One more scope adjustment
I put in a couple clicks of down adjustment just to be sure, and about 6 clicks of right adjustment. The next shot hit at the bottom of the bull.
I moved to a clean target and shot five of the same Premier pellets. They went into a group that measures 1.093-inches between centers. The group is in the right place but it’s too big for my tastes — especially when shot from only 10 meters! It’s also very vertical.
The guys online said I should try something BB Pelletier calls the artillery hold. Why he calls it that I don’t know, but one of the forum guys told me to just hold the Fire as loose as a goose. So that’s what I’m calling it.
I had already seen a video of this artillery hold and I didn’t understand how it could work, but the guy has been right so far, so what the heck? I’ll try it.
I’ll be darned! The 5-shot group fired when I held the rifle loosey-goosey measures 0.878-inches between centers It’s still in line with the center of the bull but it hit an inch and a half below the aim point. Who knew?
Adjusted the scope up
I adjusted the scope up 6 clicks and shot again. I was still holding the Fire loose, and now I was concentrating on doing it.
The next group did rise a bit, but was still below the bull I was aiming at. But it measured 0.499-inches between centers. Now I was getting somewhere.
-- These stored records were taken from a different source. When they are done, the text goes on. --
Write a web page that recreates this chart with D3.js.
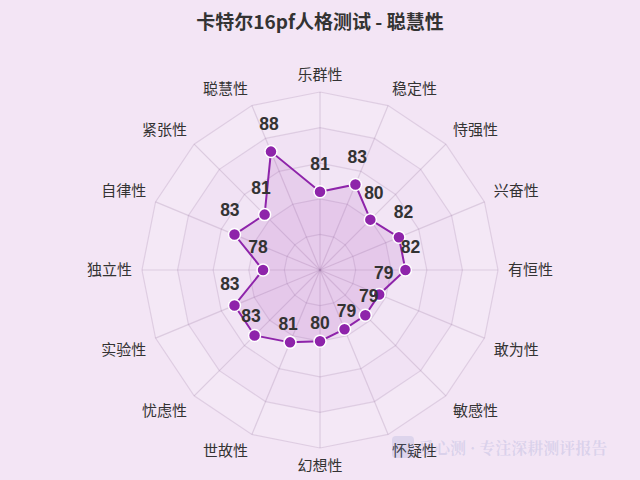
<!DOCTYPE html>
<html><head><meta charset="utf-8">
<script src="https://cdn.jsdelivr.net/npm/d3@7"></script>
<style>body{margin:0;background:#f3e5f5;}svg{display:block;}</style>
</head><body>
<svg id="c" width="640" height="480"></svg>
<script>
const categories = ["乐群性","稳定性","恃强性","兴奋性","有恒性","敢为性","敏感性","怀疑性","幻想性","世故性","忧虑性","实验性","独立性","自律性","紧张性","聪慧性"];
const scores = [81,83,80,82,82,79,79,79,80,81,83,83,78,83,81,88];
const scaleMin = 70, scaleMax = 95, splitCount = 5;
const titleText = "卡特尔16pf人格测试 - 聪慧性";
const watermarkText = "爱心测 · 专注深耕测评报告";

const svg = d3.select("#c");
const W = 640, H = 480, cx = 320, cy = 270, R = 178;
const font = "'Noto Sans CJK SC', 'Liberation Sans', sans-serif";
svg.append("rect").attr("width",W).attr("height",H).attr("fill","#f3e5f5");

const n = categories.length;
const r = d3.scaleLinear().domain([scaleMin, scaleMax]).range([0, R]);
const ang = i => -Math.PI/2 + i * 2*Math.PI/n;
const pt = (i, rad) => [cx + rad*Math.cos(ang(i)), cy + rad*Math.sin(ang(i))];

const g = svg.append("g");
// split areas
const levels = d3.range(splitCount, 0, -1);
levels.forEach(lv => {
  const rad = R * lv / splitCount;
  const pts = d3.range(n).map(i => pt(i, rad));
  g.append("polygon").attr("points", pts.map(p=>p.join(",")).join(" "))
    .attr("fill", lv % 2 ? "rgba(255,255,255,0.12)" : "rgba(171,71,188,0.03)")
    .attr("stroke", "rgba(150,120,160,0.22)").attr("stroke-width", 1.2);
});
// axis lines
d3.range(n).forEach(i => {
  const p = pt(i, R);
  g.append("line").attr("x1",cx).attr("y1",cy).attr("x2",p[0]).attr("y2",p[1])
    .attr("stroke","rgba(150,120,160,0.25)").attr("stroke-width",1.2);
});
// category labels
const labelR = R + 10;
categories.forEach((c, i) => {
  const a = ang(i), p = pt(i, labelR);
  const cs = Math.cos(a), sn = Math.sin(a);
  let anchor = Math.abs(cs) < 0.01 ? "middle" : (cs > 0 ? "start" : "end");
  let dy = Math.abs(sn) < 0.01 ? "0.35em" : (sn < 0 ? "-0.15em" : "0.85em");
  svg.append("text").attr("x", p[0]).attr("y", p[1]).attr("dy", dy)
    .attr("text-anchor", anchor).attr("font-family", font).attr("font-size", 15)
    .attr("fill", "#333").text(c);
});
// data area
const radial = d3.lineRadial().angle((d,i)=> i*2*Math.PI/n).radius(d=>r(d)).curve(d3.curveLinearClosed);
svg.append("path").attr("transform",`translate(${cx},${cy})`)
  .attr("d", radial(scores))
  .attr("fill","rgba(156,39,176,0.12)").attr("stroke","#8e24aa").attr("stroke-width",2);
scores.forEach((v,i)=>{
  const p = pt(i, r(v));
  svg.append("circle").attr("cx",p[0]).attr("cy",p[1]).attr("r",6)
    .attr("fill","#8e24aa").attr("stroke","#fff").attr("stroke-width",1.5);
});
scores.forEach((v,i)=>{
  const p = pt(i, r(v) + 5);
  svg.append("text").attr("x",p[0]).attr("y",p[1]-17).attr("text-anchor","middle")
    .attr("font-family","'Liberation Sans', Arial, sans-serif").attr("font-weight","bold")
    .attr("font-size",17.5).attr("fill","#333").text(v);
});
// title
svg.append("text").attr("x",320).attr("y",29).attr("text-anchor","middle")
  .attr("font-family",font).attr("font-weight","bold").attr("font-size",19)
  .attr("fill","#333").text(titleText);
// watermark
svg.append("rect").attr("x",392).attr("y",436).attr("width",22).attr("height",22).attr("rx",4)
  .attr("fill","rgba(120,140,200,0.18)");
svg.append("text").attr("x",418).attr("y",454).attr("font-family","'Noto Serif CJK SC','Noto Sans CJK SC',serif")
  .attr("font-weight","bold").attr("font-size",16).attr("fill","rgba(130,140,200,0.22)").text(watermarkText);
</script>
</body></html>
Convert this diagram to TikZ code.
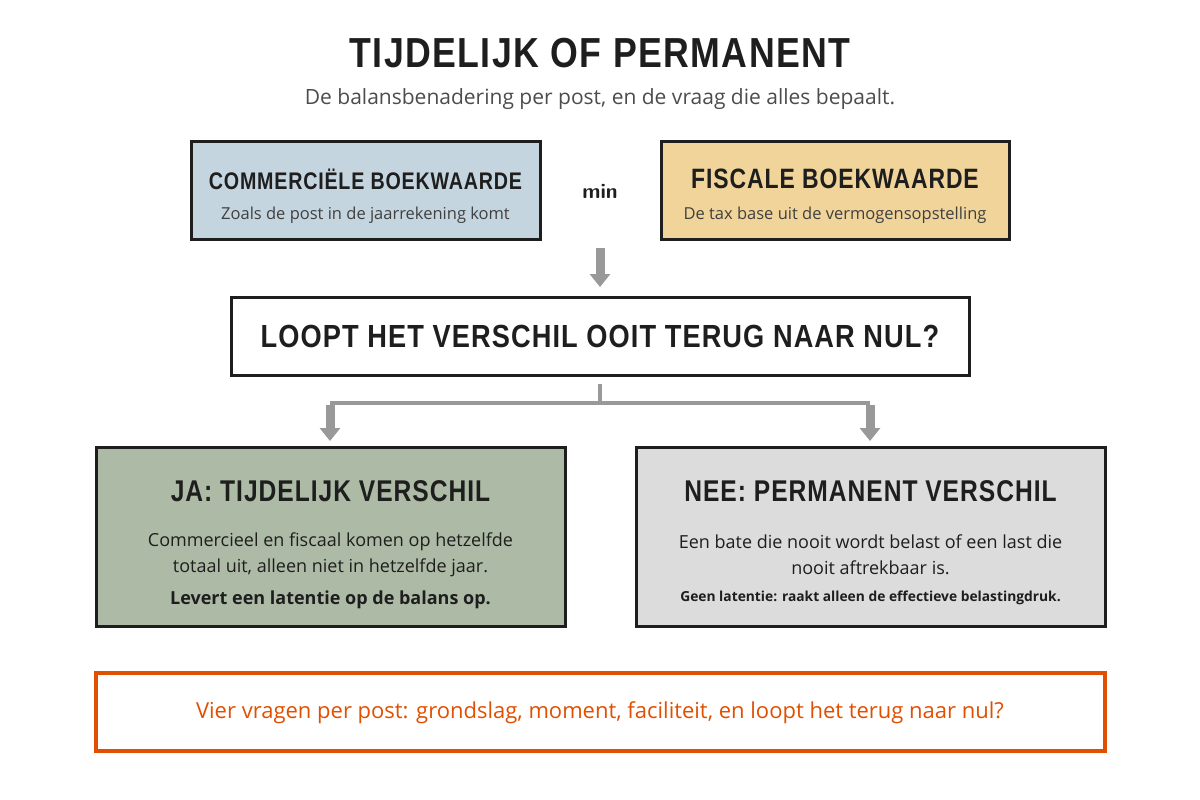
\documentclass[tikz,border=0pt]{standalone}
\usepackage{fontspec}
\setmainfont{Open Sans}
\newfontfamily\titlefont[LetterSpace=4]{Liberation Sans}
\usetikzlibrary{arrows.meta}
\definecolor{dark}{HTML}{1E1E1E}
\definecolor{blueb}{HTML}{C5D5E0}
\definecolor{sandb}{HTML}{F0D49A}
\definecolor{greenb}{HTML}{ADBBA6}
\definecolor{greyb}{HTML}{DCDCDC}
\definecolor{orng}{HTML}{E05000}
\definecolor{arr}{HTML}{999999}
\begin{document}
\begin{tikzpicture}[x=1pt,y=-1pt,
  box/.style={draw=dark,line width=3pt},
  hd/.style={font=\titlefont\bfseries\fontsize{#1}{#1}\selectfont,text=dark},
  garrow/.style={draw=arr,line width=9pt,-{Triangle[width=20pt,length=13pt]}},
  gline/.style={draw=arr,line width=4pt}]
\useasboundingbox (0,0) rectangle (1200,800);
\node[hd=42,xscale=0.85] (title) at (600,53) {TIJDELIJK OF PERMANENT};
\node[font=\fontsize{21}{21}\selectfont,text=black!70] (sub) at (600,99) {De balansbenadering per post, en de vraag die alles bepaalt.};
\draw[box,fill=blueb] (191,141) rectangle (540,239);
\node[hd=24,xscale=0.82] (c1) at (365.5,179) {COMMERCIËLE BOEKWAARDE};
\node[font=\fontsize{16.5}{16}\selectfont,text=black!75] (c2) at (365.5,215) {Zoals de post in de jaarrekening komt};
\node[font=\sffamily\bfseries\fontsize{21}{21}\selectfont,text=dark] (min) at (600,191) {min};
\draw[box,fill=sandb] (661,141) rectangle (1009,239);
\node[hd=28,xscale=0.82] (f1) at (835,179) {FISCALE BOEKWAARDE};
\node[font=\fontsize{16.5}{16}\selectfont,text=black!75] (f2) at (835,215) {De tax base uit de vermogensopstelling};
\coordinate (a1) at (600,248); \coordinate (a2) at (600,287);
\draw[garrow] (a1) -- (a2);
\draw[box,fill=white] (231,297) rectangle (969,375);
\node[hd=32,xscale=0.85] (q) at (600,336) {LOOPT HET VERSCHIL OOIT TERUG NAAR NUL?};
\coordinate (s) at (600,384); \coordinate (m) at (600,403);
\coordinate (l) at (330,403); \coordinate (r) at (870,403);
\coordinate (l2) at (330,441); \coordinate (r2) at (870,441);
\draw[gline] (s) -- (m);
\draw[gline] (l) -- (r);
\draw[garrow] ([yshift=-2pt]l) -- (l2);
\draw[garrow] ([yshift=-2pt]r) -- (r2);
\draw[box,fill=greenb] (96,447) rectangle (565,626);
\node[hd=30,xscale=0.82] (j1) at (330.5,491) {JA: TIJDELIJK VERSCHIL};
\node[font=\fontsize{18}{26}\selectfont,text=dark,align=center] (j2) at (330.5,555) {Commercieel en fiscaal komen op hetzelfde\\totaal uit, alleen niet in hetzelfde jaar.};
\node[font=\bfseries\fontsize{18}{18}\selectfont,text=dark] (j3) at (330.5,600) {Levert een latentie op de balans op.};
\draw[box,fill=greyb] (636,447) rectangle (1105,626);
\node[hd=30,xscale=0.82] (n1) at (870.5,491) {NEE: PERMANENT VERSCHIL};
\node[font=\fontsize{18}{26}\selectfont,text=dark,align=center] (n2) at (870.5,555) {Een bate die nooit wordt belast of een last die\\nooit aftrekbaar is.};
\node[font=\bfseries\fontsize{13.8}{13}\selectfont,text=dark] (n3) at (870.5,598) {Geen latentie: raakt alleen de effectieve belastingdruk.};
\draw[draw=orng,line width=3.5pt,fill=white] (96,673) rectangle (1105,751);
\node[font=\fontsize{22}{22}\selectfont,text=orng] (b) at (600,713) {Vier vragen per post: grondslag, moment, faciliteit, en loopt het terug naar nul?};
\end{tikzpicture}
\end{document}
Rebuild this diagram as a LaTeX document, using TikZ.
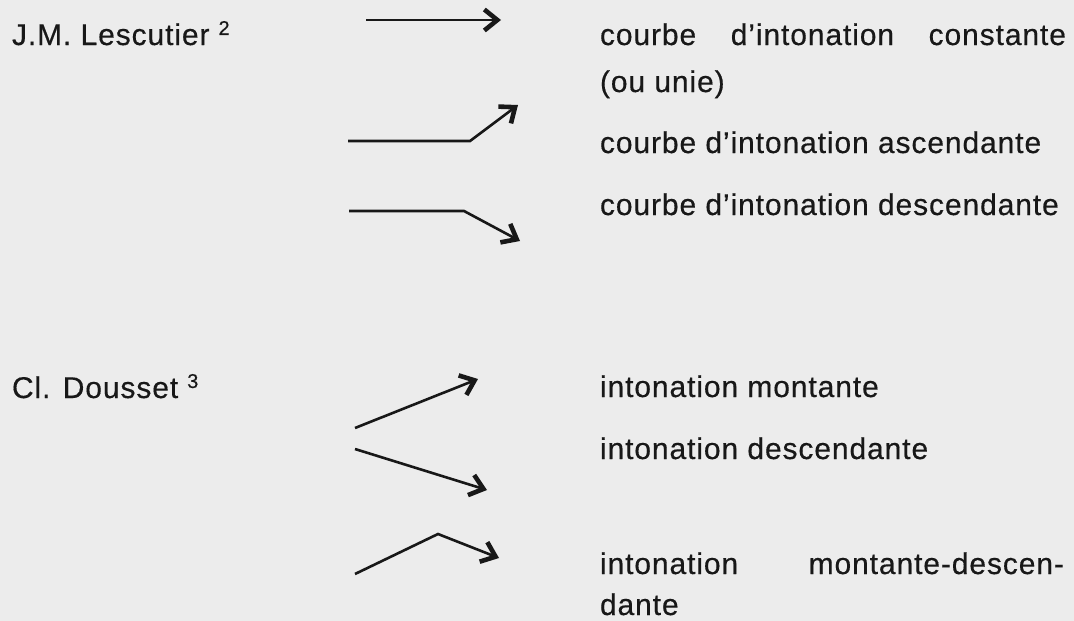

Okay, all this crazy stuff BB Pelletier talks about really works. Some guys on the forum told me I needed to get a better scope or the Fire wouldn’t shoot for me. To them I say — IN YOUR FACE!
One guy told me that I shouldn’t sight to hit the center of the bullseye because I would shoot my aim point away, but since I can’t see the center of the bull clearly I don’t think that matters. Remember guys, this rifle is all I can afford, so this scope will have to do for now.
I adjusted the scope up another 6 clicks and shot a final group. This time some of the pellets went into the bottom of the bull. This last group measures 0.438 inches between centers and is the smallest group I have shot with the Fire so far.
So — the Crosman Fire is an accurate pellet rifle — when you know how to set it up and shoot it. And BB Pelletier knows his stuff! I’m sold.
I will say that if I could see the target a little better I bet I could do a little better, too. So that new scope may be on my short list — not because this one doesn’t work but because this Fire is accurate enough to warrant the additional expense.
The guys on the forum also told me to try other pellets and I will, but BB said to stick to just one pellet to get this far. Either I lucked out in picking the Premier or the Fire is just an accurate air rifle.
Back to BB
See how it works, guys? We go stepwise through the parts of testing our new air rifle and lookie lookie, who’s got the cookie!